» **Task directions**: Locate each line containing the string "with" and copy it out.

==== Data provided

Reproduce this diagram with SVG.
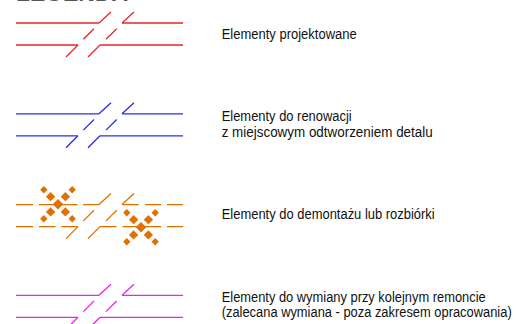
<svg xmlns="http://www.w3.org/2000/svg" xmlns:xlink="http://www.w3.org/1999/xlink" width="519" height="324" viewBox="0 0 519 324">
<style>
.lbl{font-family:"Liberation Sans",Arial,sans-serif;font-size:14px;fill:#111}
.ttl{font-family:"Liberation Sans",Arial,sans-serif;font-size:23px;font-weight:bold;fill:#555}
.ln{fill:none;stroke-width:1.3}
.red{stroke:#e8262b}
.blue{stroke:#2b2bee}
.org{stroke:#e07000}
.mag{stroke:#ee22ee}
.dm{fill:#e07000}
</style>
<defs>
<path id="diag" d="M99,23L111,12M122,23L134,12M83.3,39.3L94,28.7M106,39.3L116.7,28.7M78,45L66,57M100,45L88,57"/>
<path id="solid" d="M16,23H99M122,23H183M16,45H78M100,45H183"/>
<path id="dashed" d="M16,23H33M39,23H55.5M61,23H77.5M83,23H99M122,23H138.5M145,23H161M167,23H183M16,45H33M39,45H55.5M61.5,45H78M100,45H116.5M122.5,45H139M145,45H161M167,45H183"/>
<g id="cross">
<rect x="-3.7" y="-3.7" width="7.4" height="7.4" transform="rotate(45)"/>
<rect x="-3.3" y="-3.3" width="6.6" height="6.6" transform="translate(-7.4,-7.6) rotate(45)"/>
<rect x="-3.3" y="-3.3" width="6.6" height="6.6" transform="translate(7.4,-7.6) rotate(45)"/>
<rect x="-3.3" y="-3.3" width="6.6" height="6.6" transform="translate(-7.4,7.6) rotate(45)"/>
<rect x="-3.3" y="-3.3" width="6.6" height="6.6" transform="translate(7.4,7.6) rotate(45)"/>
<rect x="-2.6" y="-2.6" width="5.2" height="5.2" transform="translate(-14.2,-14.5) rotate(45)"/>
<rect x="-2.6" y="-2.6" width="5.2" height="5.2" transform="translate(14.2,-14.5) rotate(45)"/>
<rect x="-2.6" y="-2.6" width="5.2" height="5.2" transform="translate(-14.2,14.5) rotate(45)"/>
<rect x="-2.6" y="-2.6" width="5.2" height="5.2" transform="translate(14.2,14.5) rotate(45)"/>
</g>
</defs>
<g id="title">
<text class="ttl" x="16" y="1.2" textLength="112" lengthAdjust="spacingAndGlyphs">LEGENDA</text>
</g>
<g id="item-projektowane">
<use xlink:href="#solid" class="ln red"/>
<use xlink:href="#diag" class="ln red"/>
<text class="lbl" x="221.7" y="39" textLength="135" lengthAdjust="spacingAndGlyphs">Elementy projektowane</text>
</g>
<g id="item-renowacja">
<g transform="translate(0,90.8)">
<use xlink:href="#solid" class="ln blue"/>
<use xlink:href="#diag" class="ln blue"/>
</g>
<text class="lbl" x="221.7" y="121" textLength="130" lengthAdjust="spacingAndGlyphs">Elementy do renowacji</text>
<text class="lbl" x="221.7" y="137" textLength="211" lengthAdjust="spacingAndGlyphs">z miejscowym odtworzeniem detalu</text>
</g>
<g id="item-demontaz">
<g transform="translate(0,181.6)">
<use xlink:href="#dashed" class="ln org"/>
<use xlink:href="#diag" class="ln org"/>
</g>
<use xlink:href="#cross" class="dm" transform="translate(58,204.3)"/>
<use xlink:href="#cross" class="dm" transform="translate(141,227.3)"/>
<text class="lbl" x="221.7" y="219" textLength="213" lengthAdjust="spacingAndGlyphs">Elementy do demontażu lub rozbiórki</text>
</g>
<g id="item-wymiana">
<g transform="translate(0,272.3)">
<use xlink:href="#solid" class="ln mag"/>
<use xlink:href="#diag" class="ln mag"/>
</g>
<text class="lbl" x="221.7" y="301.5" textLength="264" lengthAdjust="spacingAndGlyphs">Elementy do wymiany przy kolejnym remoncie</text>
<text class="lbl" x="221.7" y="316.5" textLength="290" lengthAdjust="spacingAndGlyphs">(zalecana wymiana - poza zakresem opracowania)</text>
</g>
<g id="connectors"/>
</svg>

========
==== Data provided

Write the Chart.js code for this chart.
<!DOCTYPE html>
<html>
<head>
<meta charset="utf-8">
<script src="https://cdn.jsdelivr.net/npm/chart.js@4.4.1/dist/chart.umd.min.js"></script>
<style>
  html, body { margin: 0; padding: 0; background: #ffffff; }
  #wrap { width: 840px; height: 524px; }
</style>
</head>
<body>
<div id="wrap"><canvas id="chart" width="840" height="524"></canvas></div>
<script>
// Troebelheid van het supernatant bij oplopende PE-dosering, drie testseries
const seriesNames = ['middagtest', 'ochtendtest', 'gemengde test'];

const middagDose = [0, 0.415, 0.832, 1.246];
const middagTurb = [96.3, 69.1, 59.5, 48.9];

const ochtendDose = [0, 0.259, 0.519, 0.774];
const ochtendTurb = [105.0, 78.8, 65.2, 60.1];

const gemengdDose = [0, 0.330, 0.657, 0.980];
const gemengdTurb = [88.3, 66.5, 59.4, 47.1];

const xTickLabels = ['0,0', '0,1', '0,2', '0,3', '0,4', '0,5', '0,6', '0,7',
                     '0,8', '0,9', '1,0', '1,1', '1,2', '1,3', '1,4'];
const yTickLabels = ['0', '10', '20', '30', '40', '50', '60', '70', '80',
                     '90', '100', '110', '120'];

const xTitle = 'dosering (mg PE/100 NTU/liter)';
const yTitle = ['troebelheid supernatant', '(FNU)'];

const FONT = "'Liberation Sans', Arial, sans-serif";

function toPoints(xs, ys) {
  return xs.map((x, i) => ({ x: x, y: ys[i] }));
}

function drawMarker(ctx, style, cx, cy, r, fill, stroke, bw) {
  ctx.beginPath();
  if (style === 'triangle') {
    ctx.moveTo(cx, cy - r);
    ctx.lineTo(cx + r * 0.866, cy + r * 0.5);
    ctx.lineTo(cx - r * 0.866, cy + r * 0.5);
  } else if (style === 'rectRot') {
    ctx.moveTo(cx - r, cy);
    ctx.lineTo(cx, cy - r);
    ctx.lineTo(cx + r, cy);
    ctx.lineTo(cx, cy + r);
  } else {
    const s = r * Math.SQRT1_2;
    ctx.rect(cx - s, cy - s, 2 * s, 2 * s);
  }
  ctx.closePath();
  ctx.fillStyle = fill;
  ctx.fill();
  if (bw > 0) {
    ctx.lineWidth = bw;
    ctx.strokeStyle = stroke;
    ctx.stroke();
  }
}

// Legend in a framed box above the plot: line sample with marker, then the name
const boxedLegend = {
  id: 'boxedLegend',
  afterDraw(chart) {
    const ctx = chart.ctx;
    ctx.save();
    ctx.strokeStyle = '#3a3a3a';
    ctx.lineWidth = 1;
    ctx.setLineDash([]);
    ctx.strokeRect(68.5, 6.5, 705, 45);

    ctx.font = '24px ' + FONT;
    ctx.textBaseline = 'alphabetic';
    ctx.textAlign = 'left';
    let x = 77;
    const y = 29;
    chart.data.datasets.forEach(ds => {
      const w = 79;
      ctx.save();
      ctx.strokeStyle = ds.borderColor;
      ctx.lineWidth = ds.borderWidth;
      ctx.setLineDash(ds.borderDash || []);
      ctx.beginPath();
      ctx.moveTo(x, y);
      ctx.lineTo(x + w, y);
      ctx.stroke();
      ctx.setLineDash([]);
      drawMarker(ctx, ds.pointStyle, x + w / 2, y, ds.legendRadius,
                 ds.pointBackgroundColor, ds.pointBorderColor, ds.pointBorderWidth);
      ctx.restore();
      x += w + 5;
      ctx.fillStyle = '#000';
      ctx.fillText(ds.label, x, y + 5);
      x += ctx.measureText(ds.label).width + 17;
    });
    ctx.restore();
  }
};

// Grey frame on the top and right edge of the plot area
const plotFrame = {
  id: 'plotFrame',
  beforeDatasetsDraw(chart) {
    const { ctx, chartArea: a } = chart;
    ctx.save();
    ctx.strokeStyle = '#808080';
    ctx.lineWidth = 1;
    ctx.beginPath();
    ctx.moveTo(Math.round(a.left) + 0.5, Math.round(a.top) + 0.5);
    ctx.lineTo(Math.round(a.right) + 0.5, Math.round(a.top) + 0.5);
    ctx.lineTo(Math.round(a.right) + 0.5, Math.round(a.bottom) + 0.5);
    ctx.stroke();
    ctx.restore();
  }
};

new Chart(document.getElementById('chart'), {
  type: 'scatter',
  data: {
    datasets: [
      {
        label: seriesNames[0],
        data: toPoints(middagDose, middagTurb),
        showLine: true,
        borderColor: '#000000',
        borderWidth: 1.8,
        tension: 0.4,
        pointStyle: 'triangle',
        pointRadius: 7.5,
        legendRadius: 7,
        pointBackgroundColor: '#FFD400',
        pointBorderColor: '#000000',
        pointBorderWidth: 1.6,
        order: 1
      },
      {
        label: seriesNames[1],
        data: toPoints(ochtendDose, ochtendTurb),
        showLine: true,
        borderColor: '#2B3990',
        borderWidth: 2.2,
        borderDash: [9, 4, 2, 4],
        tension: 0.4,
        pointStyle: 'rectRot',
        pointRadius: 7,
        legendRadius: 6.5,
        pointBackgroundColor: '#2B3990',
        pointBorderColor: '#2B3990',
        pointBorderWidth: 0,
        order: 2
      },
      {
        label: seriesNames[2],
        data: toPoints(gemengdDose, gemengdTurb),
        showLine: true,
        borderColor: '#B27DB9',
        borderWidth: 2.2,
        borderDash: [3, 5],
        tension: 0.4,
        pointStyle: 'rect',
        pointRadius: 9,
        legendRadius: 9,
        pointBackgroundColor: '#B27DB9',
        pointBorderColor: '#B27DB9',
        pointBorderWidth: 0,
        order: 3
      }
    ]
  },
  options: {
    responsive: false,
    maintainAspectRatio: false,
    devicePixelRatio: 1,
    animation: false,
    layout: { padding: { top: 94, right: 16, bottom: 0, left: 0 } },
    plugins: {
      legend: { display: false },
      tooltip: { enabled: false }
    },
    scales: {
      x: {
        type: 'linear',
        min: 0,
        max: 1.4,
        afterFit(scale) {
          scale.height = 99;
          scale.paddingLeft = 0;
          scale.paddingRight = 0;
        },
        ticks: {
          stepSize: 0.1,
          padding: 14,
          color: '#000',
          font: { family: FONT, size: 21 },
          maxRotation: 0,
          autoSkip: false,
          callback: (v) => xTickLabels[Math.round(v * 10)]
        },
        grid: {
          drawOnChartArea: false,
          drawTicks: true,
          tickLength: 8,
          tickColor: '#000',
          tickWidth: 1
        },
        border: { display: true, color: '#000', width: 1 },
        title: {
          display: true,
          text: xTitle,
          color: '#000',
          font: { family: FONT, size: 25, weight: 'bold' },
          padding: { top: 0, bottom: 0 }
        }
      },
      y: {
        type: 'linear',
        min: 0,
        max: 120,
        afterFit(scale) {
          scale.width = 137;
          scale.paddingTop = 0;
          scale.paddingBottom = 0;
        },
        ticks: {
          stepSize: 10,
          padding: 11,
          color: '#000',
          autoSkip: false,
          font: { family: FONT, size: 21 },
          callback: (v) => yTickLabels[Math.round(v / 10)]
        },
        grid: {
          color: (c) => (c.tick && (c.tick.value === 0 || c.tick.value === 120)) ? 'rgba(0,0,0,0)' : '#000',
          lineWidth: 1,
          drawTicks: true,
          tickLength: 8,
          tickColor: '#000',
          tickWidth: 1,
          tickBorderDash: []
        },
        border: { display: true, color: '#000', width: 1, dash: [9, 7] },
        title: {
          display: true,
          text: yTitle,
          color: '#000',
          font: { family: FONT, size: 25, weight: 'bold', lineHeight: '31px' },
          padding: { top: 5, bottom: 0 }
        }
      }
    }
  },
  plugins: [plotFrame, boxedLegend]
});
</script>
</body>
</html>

========

» **Answer for the task**:
Reproduce this diagram with SVG.
// Legend in a framed box above the plot: line sample with marker, then the name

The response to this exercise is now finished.